How to initialize mean and variance of BatchNorm2d?

I’m transforming a TensorFlow model to Pytorch. And I’d like to initialize the mean and variance of BatchNorm2d using TensorFlow model.
I’m doing it in this way:

bn.running_mean = torch.nn.Parameter(torch.Tensor(TF_param))

And I get this error:

RuntimeError: the derivative for 'running_mean' is not implemented

But is works for bn.weight and bn.bias. Is there any way to initialize the mean and variance using my pre-trained Tensorflow model? Is there anything like moving_mean_initializer and moving_variance_initializer in Pytorch?
Thanks!

Could you try to assign a torch.tensor instead of an nn.Parameter, since the running estimates do not require gradients?

1 Like

WoW! It worked! Thank you! By the way, if I freeze bn parameters (stop bn from updating), the running_mean and running_var will not change. The running_mean and running_var will be saved in model directly. Am I right? Sorry for bad English expression.

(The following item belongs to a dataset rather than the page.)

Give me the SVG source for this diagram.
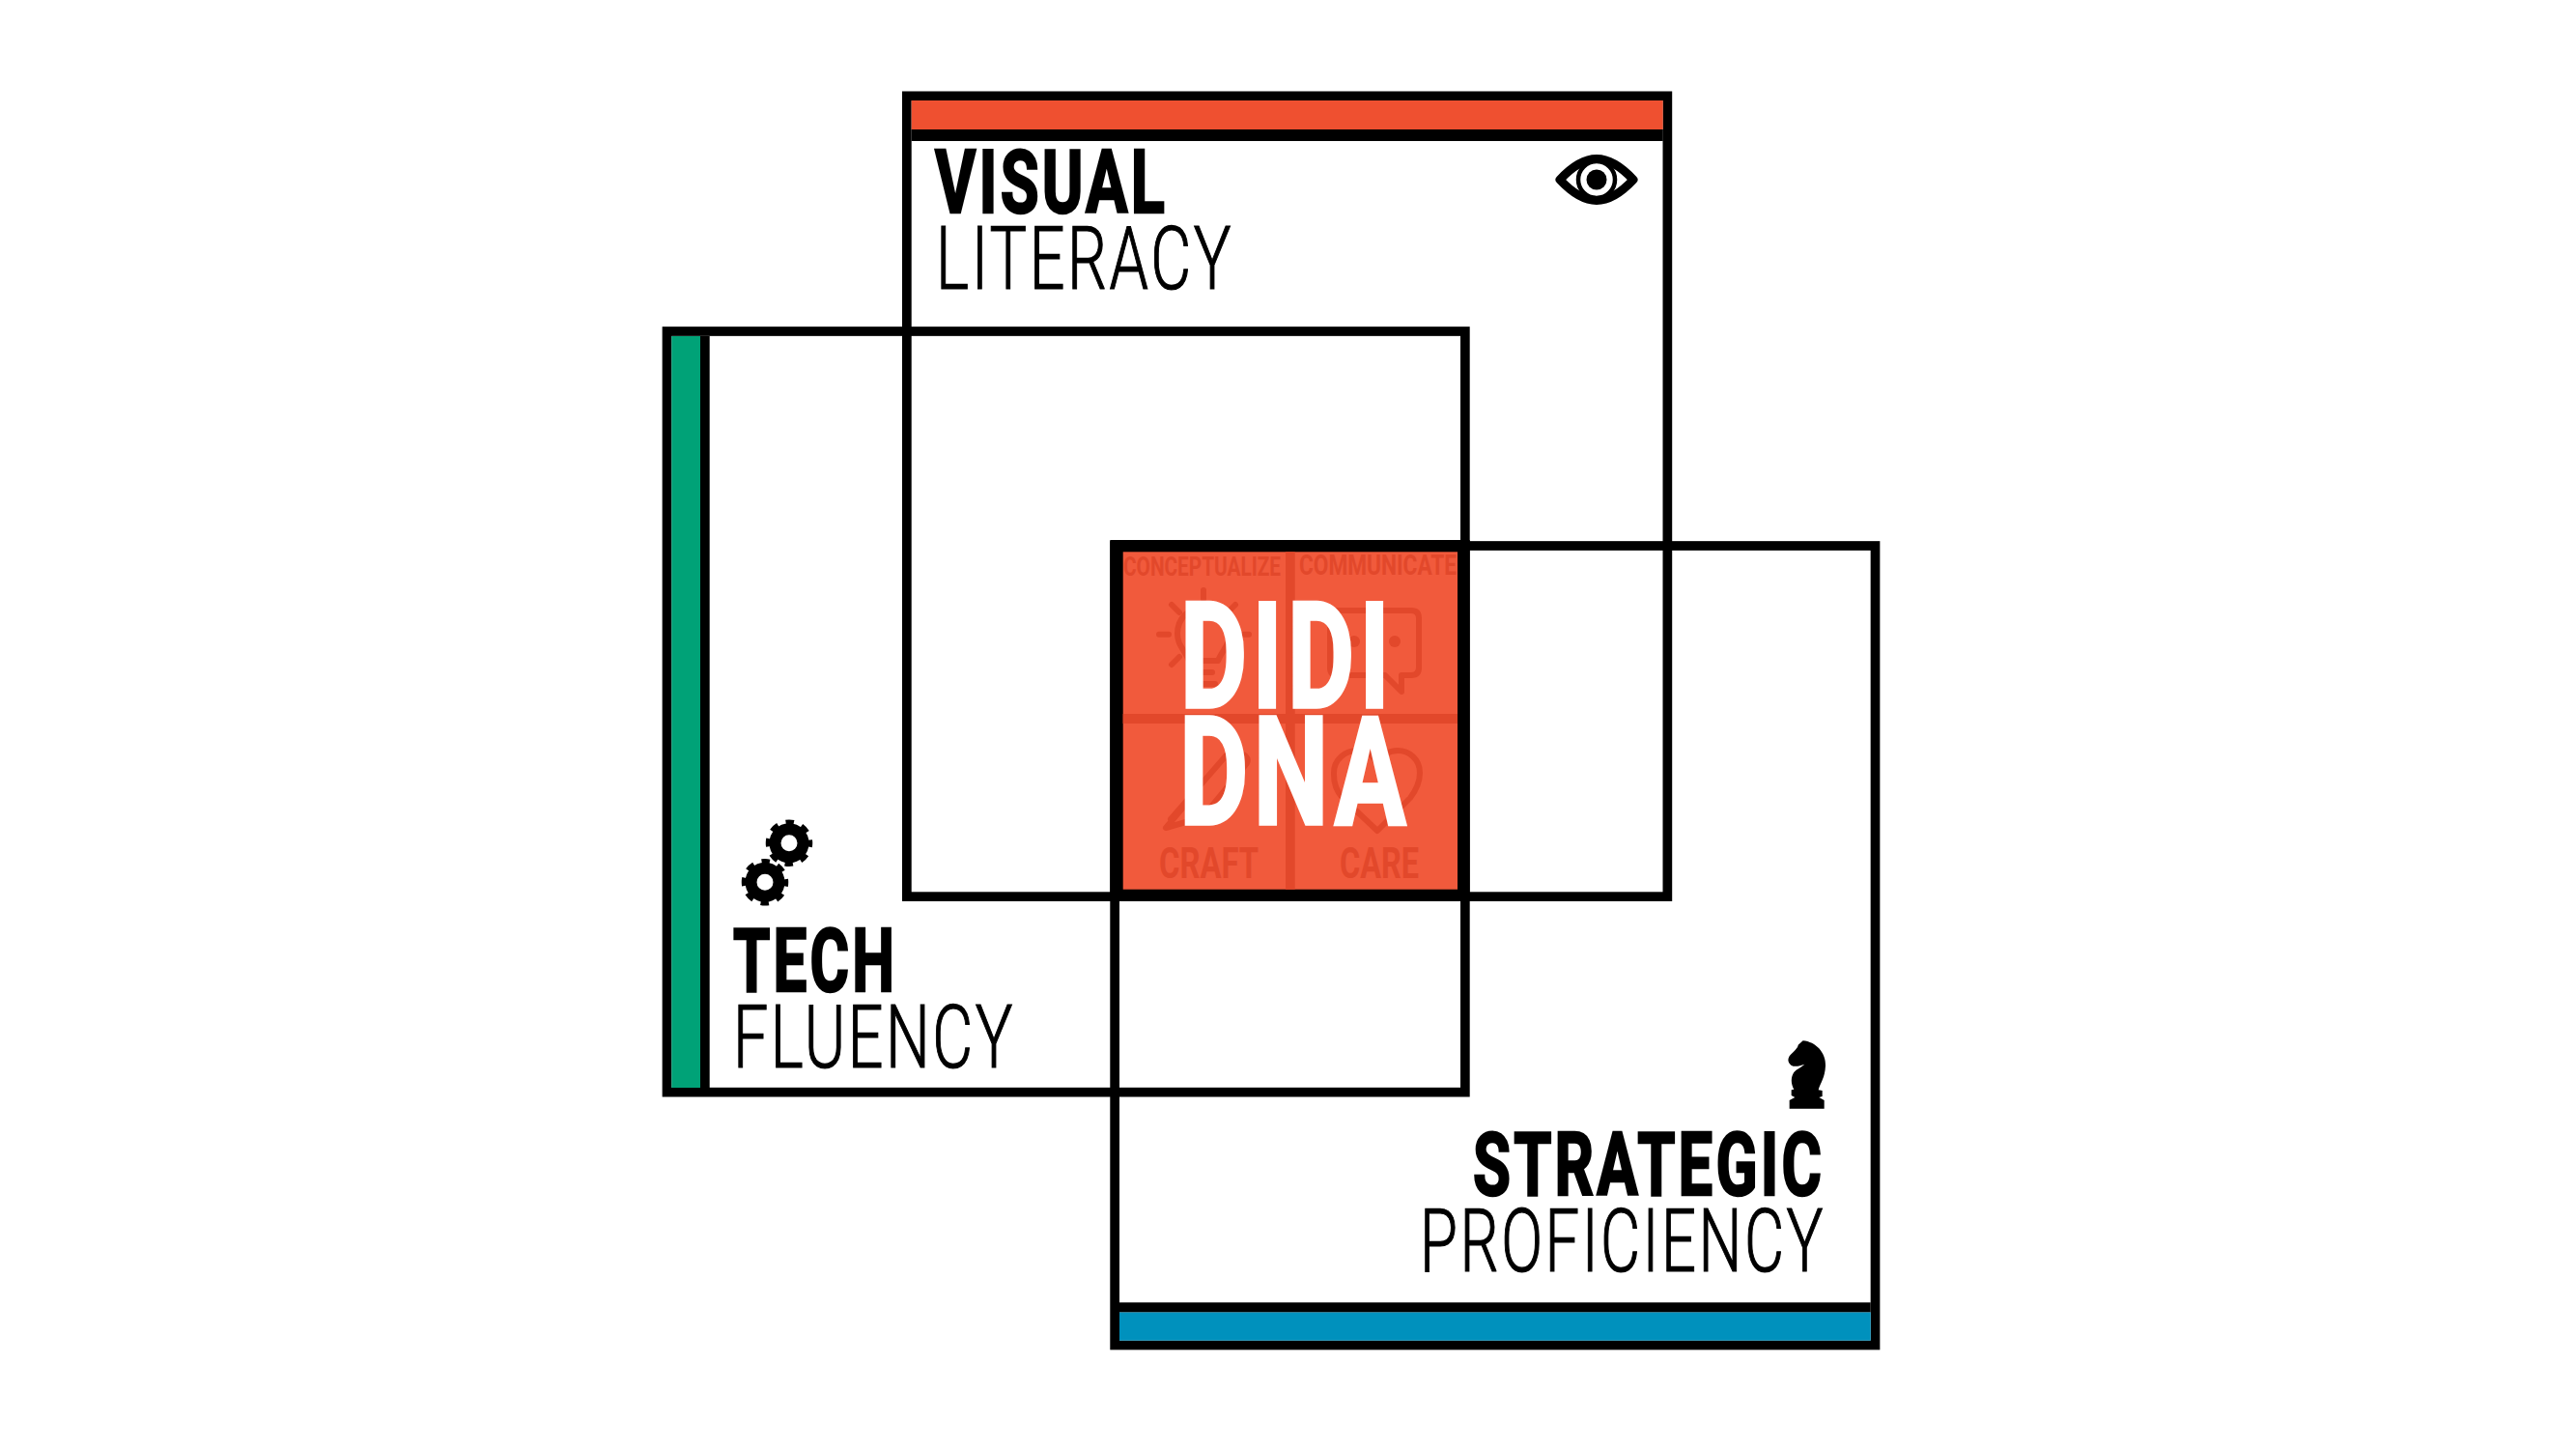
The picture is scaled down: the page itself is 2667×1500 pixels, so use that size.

WoW! It worked! Thank you! By the way, if I freeze bn parameters (stop bn from updating), the running_mean and running_var will not change. The running_mean and running_var will be saved in model directly. Am I right? Sorry for bad English expression.

It depends on what you mean by “freezing”.
To use the running estimates without updating, you could simply call .eval() on the batchnorm layer.
If you would like to freeze the affine parameters (weight and bias), you would need to set their requires_grad attribute to False.

Thanks. I meant requires_grad.